Awhile back I wrote my thoughts on the UCI frame certification deal. (See it here). Now there have been some new details that have come to light of late. The biggest new development is a "sliding scale" for the certification process, where the UCI is offering the smaller, custom manufacturers a "discounted" certification price.

How very droll.

<==These guys don't care if their frames are "certified" by the UCI, nor that T.I.V7 isn't a "worlds qualifier".

 The esteemed tech editor and custom frame builder, Leonard Zinn, wrote a very detailed article on Velo News about this recently. He does a great job of showing how the UCI can essentially blackmail the entire industry into its evil plan.

What I found interesting was that the UCI is actually changing some criteria for qualification to race for a rainbow jersey in the Masters class by making "Gran Fondos" UCI qualifiers. Zinn makes the case that the UCI is going to force all manufacturers into the certification process by doing things of this nature, since no manufacturer will want to miss a sale due to not having the bike for a Gran Fondo certified. (Or arguably other future event series) This is a much bigger market than Pro cycling. Zinn says the "money" is what the UCI is after, and the Gran Fondos popularity makes it a potential cash cow for the UCI's frame certification process. Thus the postioning of some Gran Fondos as "qualifiers" to get a Masters Rainbow Jersey.

Well, to my mind, that means the promoters are in on the take as well, since being named a qualifier for Worlds is a big deal. Well, to some riders, anyway.

Zinn calls for a "revolution" of sorts. Asking that the people rise up and take out the UCI. Smacks of John Lennon-esque naivete. "Imagine there's no UCI. I wonder if you can....." Great idea, trouble is, there is no money in it. 

The riders want the notoriety of winning a rainbow jersey, and those who know they never will get that prize know that they are in a consistent, decently run organization with relatively fair rules for all  that ride in UCI events. The promoters know these folks will come to their events if the UCI says the event is a "worlds qualifier", and that means money. The manufacturers are willing to make sure they are certified so they don't miss sales because of  the riders  perceptions of UCI events and their "weight" in terms of importance.

Money. Perceptions. Traditions. That is the stuff that this idealistic "revolution" will be up against.

What we need is a bunch of cyclists that just say "Sod it", and will ride their bicycles just for the heck of it. For the challenge. Because it is fun. Not because there might be a muti-colored stripe across a white jersey with the letters "UCI" stylized across it up for grabs. (Not to mention money, and lucrative endorsement contracts). No. Why would anyone ride a bicycle for that? 

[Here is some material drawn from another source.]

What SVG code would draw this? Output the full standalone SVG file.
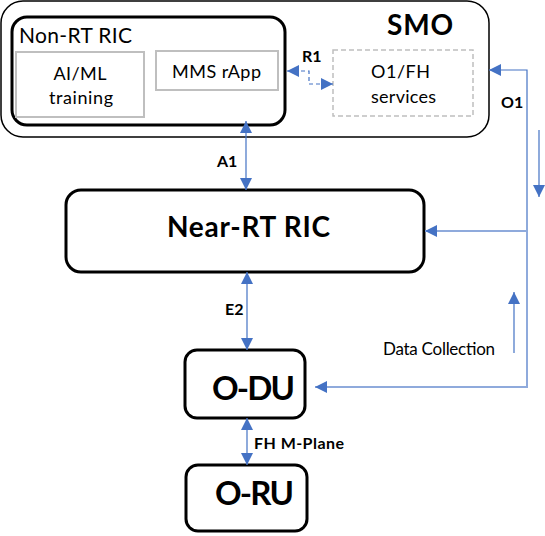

Yeah. Talkin' bout a revolution......


Glenn said...

Hmm. I may need a new road racing bicycle, and the top of my list was Lynskey and Gunnar. I'm sure those 2 brands will be last to be UCI certified!

RC said...

Trans-Iowa gets a nod in the current issue of Bicycling mag.. A Great Moments in Cycling insert lists - on page 5 - the TRANS IOWA as an example of the "grassroots endurance events popping up everywhere"!! Super Congrats to T. I. !!